The numbers of potential buyers of new aircraft are low. Buyers of aircraft engines are therefore essentially price makers, with the market price for new engines being largely set by the buyer. The power of buyers has further increased in recent years as many airlines have become ‘global carriers’.

The decision to purchase a particular aircraft or engine combination is a long-term one. This means that failure to secure an order may prevent an engine manufacturer trading with a particular airline for more than a decade. The selection of one engine type can lead to a domino effect, with other competing buyers following the same selection. Airlines are increasingly seeking lifetime cost of ownership guarantees, and reduced repair costs.

Power of suppliers

The suppliers to the aero-engine manufacturer have limited power. There are many hundreds of different suppliers to the aero-engine industry. They supply all nature of components, from nuts and bolts to state-of-the-art electronic control systems costing hundreds of thousands of pounds. The power of many of the smaller companies, which represent most of the supplier base, has been reduced. This is due to engine manufacturers adopting dual sourcing strategies, using a range of alternative sources of supply. The most powerful suppliers are those involved in the supply of high specification electronic control equipment.

Threat of entry

Although not unknown, entry to the aero-engine industry is extremely difficult. The highly specialised advanced nature of aero-engine design combined with the costs of research and development as well as the confidence of customers represent significant barriers to entry. New engines also need extensive testing before gaining airworthiness approval from the authorities. The market is also sensitive to the reputation of the engine manufacturer, where names such as Rolls-Royce represent a range of proven high-technology products.

Threat of substitutes

There is no substitute for an aero engine and the threat of substitutes for air transport itself is minor. However, it is thought that the development of video conferencing capability will reduce some business travel and the growth of high speed train travel (e.g. Eurostar) will affect some travel decisions. However, both of these developments are taking place at a time when the demand for air travel is increasing.
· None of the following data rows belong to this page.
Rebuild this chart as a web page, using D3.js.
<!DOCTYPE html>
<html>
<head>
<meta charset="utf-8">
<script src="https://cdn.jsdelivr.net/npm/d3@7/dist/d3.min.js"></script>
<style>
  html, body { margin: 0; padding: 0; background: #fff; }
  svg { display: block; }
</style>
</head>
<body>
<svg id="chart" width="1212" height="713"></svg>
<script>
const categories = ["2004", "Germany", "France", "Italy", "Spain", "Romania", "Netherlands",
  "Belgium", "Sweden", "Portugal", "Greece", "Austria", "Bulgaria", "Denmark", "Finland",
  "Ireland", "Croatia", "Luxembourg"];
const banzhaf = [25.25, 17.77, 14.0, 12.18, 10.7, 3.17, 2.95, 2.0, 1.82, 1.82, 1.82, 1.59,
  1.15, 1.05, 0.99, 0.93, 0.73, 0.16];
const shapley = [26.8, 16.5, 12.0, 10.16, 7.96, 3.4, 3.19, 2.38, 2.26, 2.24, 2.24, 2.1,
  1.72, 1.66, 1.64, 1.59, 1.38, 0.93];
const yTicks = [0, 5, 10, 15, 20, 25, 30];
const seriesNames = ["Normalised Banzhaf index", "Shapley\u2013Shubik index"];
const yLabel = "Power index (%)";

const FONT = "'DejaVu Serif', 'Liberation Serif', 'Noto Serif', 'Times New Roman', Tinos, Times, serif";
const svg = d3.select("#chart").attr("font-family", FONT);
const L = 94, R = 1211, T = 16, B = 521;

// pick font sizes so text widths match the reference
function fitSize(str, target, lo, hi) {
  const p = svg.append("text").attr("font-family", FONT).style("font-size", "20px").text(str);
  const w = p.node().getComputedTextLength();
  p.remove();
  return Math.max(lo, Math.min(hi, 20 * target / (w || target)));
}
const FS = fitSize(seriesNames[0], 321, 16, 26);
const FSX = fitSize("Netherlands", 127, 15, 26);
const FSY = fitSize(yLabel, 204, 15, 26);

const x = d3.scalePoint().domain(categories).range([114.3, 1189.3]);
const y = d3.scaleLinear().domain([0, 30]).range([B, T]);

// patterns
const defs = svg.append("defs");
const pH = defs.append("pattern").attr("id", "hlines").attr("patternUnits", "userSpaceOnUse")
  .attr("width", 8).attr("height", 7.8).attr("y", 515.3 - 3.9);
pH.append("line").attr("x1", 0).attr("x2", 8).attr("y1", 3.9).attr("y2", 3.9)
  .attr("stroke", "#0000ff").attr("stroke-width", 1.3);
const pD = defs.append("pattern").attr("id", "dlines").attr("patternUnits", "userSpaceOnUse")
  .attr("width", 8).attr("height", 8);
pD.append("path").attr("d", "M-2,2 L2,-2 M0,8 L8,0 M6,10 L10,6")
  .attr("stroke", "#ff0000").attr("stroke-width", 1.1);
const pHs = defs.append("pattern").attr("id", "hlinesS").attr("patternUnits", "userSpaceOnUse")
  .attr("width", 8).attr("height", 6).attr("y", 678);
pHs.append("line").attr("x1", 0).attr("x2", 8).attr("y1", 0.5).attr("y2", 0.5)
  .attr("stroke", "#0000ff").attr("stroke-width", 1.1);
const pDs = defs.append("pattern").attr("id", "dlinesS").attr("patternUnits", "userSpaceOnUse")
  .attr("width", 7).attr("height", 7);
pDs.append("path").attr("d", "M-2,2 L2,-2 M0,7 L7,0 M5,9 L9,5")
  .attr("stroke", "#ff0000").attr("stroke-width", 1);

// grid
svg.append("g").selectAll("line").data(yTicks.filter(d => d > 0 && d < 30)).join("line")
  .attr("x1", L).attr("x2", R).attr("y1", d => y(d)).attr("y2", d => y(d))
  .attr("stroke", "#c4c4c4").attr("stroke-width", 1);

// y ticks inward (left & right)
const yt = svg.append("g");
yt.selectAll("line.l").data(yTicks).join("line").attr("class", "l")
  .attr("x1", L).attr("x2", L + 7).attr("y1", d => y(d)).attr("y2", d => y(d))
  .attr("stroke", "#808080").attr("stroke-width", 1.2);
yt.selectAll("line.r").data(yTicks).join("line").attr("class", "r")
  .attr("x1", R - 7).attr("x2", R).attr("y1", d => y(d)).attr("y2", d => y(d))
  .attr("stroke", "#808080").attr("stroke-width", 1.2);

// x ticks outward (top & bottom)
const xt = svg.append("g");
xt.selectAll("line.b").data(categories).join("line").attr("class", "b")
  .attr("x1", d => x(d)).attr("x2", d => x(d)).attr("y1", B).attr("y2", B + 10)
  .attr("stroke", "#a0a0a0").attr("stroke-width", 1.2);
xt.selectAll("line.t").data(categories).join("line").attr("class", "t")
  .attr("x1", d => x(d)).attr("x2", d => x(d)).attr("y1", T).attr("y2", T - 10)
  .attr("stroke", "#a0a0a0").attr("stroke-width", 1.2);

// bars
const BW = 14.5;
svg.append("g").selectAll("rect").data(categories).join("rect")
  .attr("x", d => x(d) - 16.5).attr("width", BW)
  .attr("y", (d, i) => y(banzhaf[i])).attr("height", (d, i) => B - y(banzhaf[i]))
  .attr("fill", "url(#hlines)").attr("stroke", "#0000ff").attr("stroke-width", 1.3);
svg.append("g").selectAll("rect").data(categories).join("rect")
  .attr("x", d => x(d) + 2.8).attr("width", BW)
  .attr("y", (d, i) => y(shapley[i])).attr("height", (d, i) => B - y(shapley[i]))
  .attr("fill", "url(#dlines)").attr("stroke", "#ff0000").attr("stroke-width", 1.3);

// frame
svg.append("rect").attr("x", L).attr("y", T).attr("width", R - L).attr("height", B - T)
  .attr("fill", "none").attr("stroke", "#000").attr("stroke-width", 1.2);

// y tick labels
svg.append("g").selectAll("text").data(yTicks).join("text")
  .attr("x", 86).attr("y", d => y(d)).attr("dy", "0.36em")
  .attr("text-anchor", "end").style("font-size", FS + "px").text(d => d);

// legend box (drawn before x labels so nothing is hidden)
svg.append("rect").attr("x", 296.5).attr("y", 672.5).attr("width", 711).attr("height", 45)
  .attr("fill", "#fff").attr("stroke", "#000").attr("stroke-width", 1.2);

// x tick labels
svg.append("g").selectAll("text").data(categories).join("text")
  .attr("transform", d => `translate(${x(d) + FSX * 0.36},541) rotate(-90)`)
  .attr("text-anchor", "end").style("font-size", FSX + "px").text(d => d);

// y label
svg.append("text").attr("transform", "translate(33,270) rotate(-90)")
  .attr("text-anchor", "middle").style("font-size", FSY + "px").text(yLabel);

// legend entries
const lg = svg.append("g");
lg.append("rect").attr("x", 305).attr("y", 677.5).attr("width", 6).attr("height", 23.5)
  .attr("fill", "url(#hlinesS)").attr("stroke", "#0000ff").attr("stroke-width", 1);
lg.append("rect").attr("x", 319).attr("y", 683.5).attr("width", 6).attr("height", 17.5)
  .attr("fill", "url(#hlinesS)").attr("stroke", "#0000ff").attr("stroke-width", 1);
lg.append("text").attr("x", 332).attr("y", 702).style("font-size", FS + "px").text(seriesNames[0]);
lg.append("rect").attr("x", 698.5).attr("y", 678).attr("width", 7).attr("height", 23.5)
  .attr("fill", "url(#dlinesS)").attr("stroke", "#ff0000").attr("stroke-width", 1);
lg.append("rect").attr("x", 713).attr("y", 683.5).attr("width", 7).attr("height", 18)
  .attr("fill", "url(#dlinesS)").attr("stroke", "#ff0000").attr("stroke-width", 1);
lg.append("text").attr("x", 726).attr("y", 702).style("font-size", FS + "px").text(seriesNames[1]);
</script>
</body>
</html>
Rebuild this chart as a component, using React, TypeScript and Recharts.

This analysis shows that the commercial aero-engine business is highly competitive, with the buyer possessing and exerting a very powerful influence upon organisations. The high barriers to entry and the low threat of substitutes indicate that existing competitors will continue to share the business between them. However, a slow down in industry growth and the increasing maturity of products will intensify the degree of rivalry between the engine manufacturers.